+++ DATASET

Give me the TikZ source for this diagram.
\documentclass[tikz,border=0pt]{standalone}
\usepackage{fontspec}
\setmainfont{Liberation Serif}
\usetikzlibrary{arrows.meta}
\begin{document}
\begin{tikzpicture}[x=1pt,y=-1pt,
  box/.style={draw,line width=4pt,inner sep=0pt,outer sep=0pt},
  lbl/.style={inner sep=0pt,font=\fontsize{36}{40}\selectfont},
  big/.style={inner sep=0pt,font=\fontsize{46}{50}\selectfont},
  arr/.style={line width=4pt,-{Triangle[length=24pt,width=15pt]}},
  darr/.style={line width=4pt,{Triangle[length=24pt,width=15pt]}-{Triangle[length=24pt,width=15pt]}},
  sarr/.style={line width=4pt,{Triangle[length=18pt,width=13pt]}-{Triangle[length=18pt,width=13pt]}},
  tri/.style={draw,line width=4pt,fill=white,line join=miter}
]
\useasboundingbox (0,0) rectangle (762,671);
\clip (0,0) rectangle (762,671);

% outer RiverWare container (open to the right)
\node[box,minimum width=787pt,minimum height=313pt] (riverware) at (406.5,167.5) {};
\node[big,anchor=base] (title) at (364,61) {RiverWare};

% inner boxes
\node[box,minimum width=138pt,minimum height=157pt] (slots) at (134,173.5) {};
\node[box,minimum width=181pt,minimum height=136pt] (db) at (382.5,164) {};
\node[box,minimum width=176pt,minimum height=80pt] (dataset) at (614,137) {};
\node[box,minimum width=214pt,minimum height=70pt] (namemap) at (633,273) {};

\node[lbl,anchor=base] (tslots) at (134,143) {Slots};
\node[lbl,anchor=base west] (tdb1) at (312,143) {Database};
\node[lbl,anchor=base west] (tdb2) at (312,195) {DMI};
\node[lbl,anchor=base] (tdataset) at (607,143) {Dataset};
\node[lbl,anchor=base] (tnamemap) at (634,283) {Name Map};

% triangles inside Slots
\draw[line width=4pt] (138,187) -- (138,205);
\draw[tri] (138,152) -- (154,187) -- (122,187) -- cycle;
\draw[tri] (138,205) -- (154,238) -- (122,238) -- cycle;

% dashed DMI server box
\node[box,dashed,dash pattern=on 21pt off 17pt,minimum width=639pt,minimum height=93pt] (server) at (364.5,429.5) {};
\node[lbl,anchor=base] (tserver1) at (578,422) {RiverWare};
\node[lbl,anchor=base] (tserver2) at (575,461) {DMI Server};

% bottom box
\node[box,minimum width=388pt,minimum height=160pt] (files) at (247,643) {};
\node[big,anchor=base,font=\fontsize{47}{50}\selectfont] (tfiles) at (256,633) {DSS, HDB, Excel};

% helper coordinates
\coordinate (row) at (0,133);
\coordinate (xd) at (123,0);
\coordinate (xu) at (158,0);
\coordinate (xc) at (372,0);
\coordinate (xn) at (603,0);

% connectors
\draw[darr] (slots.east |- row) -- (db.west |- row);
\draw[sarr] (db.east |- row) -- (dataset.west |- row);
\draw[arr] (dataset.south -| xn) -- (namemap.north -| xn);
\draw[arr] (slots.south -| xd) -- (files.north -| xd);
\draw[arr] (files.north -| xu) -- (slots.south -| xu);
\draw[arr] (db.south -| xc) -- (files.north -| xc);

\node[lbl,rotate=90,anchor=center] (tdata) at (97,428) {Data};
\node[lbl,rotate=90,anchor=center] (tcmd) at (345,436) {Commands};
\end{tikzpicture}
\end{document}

++++++
+++ DATASET

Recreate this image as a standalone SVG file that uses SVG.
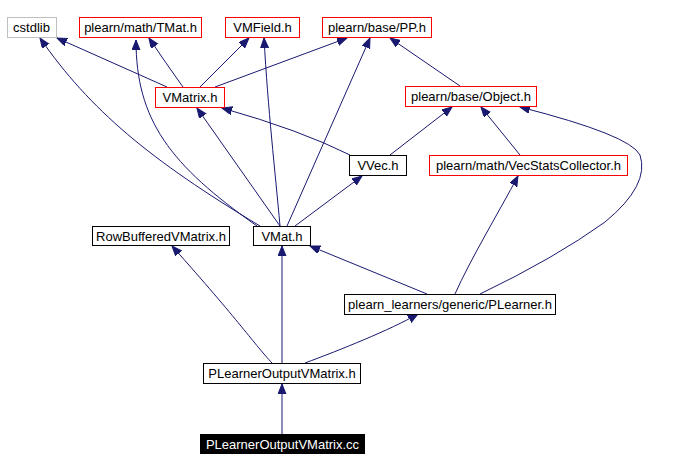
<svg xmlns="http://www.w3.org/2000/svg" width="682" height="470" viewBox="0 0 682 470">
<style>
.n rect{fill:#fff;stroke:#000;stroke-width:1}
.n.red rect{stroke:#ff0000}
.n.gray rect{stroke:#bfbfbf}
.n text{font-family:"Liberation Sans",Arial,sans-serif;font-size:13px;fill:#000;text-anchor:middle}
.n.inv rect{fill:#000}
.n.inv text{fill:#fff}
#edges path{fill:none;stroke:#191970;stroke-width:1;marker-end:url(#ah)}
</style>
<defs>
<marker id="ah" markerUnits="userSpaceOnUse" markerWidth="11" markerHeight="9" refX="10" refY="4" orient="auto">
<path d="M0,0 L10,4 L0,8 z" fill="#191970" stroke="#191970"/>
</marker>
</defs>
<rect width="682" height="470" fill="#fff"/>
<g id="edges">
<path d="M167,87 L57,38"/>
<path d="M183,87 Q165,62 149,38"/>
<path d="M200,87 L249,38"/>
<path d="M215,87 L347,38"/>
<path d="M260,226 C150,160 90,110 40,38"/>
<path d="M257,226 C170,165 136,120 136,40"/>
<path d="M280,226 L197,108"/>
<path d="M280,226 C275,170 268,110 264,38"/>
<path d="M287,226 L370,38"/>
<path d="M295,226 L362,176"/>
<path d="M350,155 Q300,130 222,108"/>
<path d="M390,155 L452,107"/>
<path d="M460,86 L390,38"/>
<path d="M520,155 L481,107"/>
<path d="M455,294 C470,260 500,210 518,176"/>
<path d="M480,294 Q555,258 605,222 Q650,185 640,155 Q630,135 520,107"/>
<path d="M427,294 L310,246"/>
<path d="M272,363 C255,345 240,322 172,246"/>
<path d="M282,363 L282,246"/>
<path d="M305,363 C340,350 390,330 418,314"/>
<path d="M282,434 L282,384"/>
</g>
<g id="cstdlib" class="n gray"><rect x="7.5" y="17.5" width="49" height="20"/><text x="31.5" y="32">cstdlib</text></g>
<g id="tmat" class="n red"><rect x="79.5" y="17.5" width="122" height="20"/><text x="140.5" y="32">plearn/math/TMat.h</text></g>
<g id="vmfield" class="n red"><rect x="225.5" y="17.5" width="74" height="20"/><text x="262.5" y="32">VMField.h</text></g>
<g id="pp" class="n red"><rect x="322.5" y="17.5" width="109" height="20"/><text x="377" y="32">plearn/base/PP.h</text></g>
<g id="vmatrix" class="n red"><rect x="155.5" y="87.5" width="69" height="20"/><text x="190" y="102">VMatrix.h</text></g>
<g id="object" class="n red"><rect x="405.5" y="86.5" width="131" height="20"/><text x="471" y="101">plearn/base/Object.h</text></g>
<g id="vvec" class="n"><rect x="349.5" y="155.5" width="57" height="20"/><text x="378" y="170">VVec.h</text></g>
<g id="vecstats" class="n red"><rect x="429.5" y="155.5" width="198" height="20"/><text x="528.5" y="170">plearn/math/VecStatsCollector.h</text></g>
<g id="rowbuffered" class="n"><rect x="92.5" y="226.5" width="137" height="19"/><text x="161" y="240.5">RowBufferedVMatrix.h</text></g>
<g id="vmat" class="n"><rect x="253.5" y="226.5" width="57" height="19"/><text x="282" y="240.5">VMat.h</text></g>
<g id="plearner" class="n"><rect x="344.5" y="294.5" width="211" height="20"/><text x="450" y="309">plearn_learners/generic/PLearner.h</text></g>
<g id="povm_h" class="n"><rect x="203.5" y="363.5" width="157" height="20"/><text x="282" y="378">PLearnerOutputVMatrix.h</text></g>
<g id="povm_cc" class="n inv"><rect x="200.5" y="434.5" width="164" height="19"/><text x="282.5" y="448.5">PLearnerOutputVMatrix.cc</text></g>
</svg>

++++++
+++ DATASET

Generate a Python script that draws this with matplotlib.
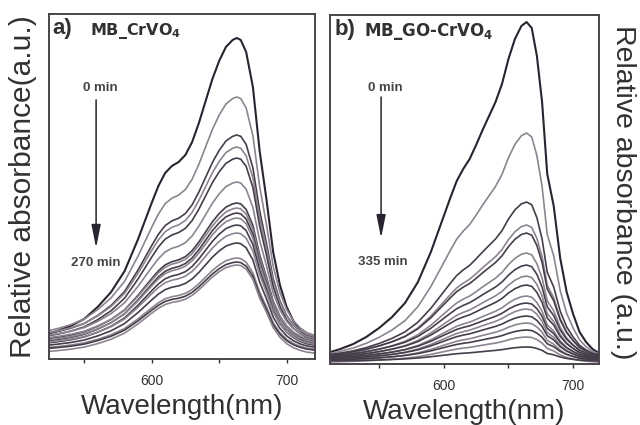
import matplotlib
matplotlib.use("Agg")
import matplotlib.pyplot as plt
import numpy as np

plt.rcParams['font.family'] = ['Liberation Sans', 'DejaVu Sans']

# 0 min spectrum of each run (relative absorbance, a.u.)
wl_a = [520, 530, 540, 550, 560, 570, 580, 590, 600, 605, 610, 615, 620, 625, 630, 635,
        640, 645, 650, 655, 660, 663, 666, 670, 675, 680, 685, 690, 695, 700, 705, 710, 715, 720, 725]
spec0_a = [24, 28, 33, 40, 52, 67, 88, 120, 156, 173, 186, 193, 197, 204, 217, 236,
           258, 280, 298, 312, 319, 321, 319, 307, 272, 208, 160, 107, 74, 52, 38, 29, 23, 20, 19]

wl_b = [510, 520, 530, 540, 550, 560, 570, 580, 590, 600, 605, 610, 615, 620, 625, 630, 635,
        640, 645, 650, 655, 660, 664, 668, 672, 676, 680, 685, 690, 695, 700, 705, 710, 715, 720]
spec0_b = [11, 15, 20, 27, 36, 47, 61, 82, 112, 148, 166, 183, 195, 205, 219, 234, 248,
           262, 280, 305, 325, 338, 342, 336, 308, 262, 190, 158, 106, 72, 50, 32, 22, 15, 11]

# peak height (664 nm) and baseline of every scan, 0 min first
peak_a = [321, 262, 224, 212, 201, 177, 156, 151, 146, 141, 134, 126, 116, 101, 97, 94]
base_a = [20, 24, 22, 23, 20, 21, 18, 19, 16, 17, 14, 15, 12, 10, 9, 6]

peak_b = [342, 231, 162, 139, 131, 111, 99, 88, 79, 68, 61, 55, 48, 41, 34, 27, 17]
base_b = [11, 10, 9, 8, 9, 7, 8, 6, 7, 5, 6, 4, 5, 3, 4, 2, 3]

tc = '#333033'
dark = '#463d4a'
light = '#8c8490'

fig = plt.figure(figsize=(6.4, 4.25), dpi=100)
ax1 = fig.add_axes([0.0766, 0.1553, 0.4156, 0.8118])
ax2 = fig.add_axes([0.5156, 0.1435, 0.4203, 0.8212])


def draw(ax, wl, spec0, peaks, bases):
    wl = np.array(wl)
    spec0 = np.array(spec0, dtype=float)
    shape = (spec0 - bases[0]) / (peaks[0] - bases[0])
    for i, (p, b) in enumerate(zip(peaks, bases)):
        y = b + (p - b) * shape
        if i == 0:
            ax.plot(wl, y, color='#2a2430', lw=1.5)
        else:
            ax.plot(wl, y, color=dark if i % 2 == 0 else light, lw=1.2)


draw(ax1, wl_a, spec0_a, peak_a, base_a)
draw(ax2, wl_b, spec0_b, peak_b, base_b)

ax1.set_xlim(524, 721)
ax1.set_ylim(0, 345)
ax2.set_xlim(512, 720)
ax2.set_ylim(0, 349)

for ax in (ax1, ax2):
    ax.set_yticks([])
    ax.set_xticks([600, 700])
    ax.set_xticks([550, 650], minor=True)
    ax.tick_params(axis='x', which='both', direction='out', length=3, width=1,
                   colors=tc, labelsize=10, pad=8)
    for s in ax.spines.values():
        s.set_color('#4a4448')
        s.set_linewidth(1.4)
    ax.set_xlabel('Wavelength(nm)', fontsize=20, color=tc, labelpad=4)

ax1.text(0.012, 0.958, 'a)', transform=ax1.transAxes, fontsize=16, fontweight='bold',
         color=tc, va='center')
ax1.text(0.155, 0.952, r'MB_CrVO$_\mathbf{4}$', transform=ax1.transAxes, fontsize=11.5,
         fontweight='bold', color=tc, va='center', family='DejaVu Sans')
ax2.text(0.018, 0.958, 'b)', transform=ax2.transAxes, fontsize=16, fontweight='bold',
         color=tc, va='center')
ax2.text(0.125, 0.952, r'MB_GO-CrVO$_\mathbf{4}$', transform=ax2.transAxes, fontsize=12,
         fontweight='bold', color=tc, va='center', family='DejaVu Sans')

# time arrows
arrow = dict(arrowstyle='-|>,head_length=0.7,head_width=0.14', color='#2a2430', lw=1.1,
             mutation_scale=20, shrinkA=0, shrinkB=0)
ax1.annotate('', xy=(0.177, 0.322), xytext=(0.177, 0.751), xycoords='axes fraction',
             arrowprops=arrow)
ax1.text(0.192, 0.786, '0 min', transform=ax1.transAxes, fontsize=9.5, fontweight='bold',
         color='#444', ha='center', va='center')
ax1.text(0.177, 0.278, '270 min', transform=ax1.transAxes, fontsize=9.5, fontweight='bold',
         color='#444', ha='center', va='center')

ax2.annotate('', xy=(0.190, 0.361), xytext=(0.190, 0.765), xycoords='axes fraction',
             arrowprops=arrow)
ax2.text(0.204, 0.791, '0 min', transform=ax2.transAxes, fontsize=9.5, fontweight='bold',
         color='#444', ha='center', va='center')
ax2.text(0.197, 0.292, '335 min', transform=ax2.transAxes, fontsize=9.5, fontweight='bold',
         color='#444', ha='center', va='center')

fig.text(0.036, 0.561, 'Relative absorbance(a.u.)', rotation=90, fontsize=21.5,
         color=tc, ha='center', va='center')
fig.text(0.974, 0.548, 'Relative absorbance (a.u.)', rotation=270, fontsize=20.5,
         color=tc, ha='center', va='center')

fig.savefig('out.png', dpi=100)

++++++

◆ STATED EXERCISE
Skip the pictures. Set down only the lines from the one containing "Generate a Python" through the one containing "23, 20, 19]", exactly as they appear, ends included.

◆ TASK OUTPUT
Generate a Python script that draws this with matplotlib.
import matplotlib
matplotlib.use("Agg")
import matplotlib.pyplot as plt
import numpy as np

plt.rcParams['font.family'] = ['Liberation Sans', 'DejaVu Sans']

# 0 min spectrum of each run (relative absorbance, a.u.)
wl_a = [520, 530, 540, 550, 560, 570, 580, 590, 600, 605, 610, 615, 620, 625, 630, 635,
        640, 645, 650, 655, 660, 663, 666, 670, 675, 680, 685, 690, 695, 700, 705, 710, 715, 720, 725]
spec0_a = [24, 28, 33, 40, 52, 67, 88, 120, 156, 173, 186, 193, 197, 204, 217, 236,
           258, 280, 298, 312, 319, 321, 319, 307, 272, 208, 160, 107, 74, 52, 38, 29, 23, 20, 19]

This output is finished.